**Given exercise:**
Copy all of the material word for word, except for the pictures.
++++ Material to process
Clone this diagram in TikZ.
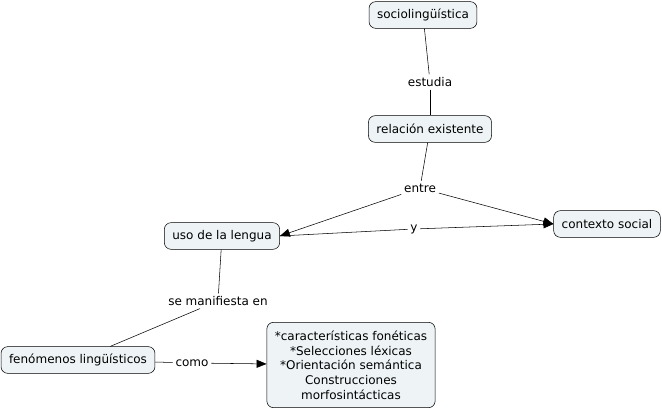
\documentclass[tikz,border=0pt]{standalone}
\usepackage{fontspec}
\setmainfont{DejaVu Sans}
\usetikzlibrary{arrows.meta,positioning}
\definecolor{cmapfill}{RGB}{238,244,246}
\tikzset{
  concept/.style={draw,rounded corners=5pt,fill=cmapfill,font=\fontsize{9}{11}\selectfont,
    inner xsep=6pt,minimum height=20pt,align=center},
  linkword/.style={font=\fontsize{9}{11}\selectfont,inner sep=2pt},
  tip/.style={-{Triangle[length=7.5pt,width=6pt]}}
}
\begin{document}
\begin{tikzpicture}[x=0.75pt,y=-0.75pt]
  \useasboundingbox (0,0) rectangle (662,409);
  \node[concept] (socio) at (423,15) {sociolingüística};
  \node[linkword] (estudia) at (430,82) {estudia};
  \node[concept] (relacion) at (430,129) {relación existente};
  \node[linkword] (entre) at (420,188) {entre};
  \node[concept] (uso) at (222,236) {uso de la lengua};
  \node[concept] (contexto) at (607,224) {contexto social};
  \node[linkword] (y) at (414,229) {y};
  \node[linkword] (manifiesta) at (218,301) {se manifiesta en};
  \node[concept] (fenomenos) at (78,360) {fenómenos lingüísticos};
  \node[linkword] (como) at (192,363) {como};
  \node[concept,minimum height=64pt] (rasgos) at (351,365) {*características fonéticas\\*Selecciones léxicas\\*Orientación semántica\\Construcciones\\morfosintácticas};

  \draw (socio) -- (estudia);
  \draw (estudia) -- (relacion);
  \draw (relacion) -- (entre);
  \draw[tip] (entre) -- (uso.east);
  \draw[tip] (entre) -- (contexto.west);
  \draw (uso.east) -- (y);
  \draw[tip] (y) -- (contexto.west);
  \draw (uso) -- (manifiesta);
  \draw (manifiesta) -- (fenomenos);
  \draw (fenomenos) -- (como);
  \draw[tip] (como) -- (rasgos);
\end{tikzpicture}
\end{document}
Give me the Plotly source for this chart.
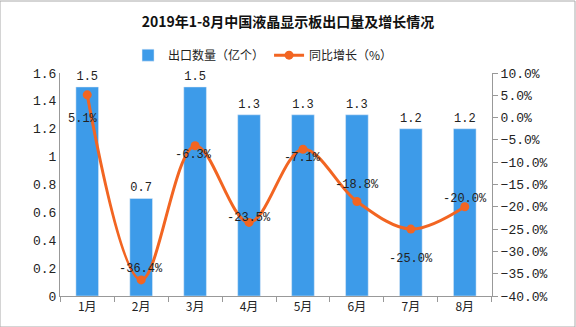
++++++++
**Expected answer:**
Clone this diagram in TikZ.
\documentclass[tikz,border=0pt]{standalone}
\usepackage{fontspec}
\setmainfont{DejaVu Sans}
\usetikzlibrary{arrows.meta,positioning}
\definecolor{cmapfill}{RGB}{238,244,246}
\tikzset{
  concept/.style={draw,rounded corners=5pt,fill=cmapfill,font=\fontsize{9}{11}\selectfont,
    inner xsep=6pt,minimum height=20pt,align=center},
  linkword/.style={font=\fontsize{9}{11}\selectfont,inner sep=2pt},
  tip/.style={-{Triangle[length=7.5pt,width=6pt]}}
}
\begin{document}
\begin{tikzpicture}[x=0.75pt,y=-0.75pt]
  \useasboundingbox (0,0) rectangle (662,409);
  \node[concept] (socio) at (423,15) {sociolingüística};
  \node[linkword] (estudia) at (430,82) {estudia};
  \node[concept] (relacion) at (430,129) {relación existente};
  \node[linkword] (entre) at (420,188) {entre};
  \node[concept] (uso) at (222,236) {uso de la lengua};
  \node[concept] (contexto) at (607,224) {contexto social};
  \node[linkword] (y) at (414,229) {y};
  \node[linkword] (manifiesta) at (218,301) {se manifiesta en};
  \node[concept] (fenomenos) at (78,360) {fenómenos lingüísticos};
  \node[linkword] (como) at (192,363) {como};
  \node[concept,minimum height=64pt] (rasgos) at (351,365) {*características fonéticas\\*Selecciones léxicas\\*Orientación semántica\\Construcciones\\morfosintácticas};

  \draw (socio) -- (estudia);
  \draw (estudia) -- (relacion);
  \draw (relacion) -- (entre);
  \draw[tip] (entre) -- (uso.east);
  \draw[tip] (entre) -- (contexto.west);
  \draw (uso.east) -- (y);
  \draw[tip] (y) -- (contexto.west);
  \draw (uso) -- (manifiesta);
  \draw (manifiesta) -- (fenomenos);
  \draw (fenomenos) -- (como);
  \draw[tip] (como) -- (rasgos);
\end{tikzpicture}
\end{document}
Give me the Plotly source for this chart.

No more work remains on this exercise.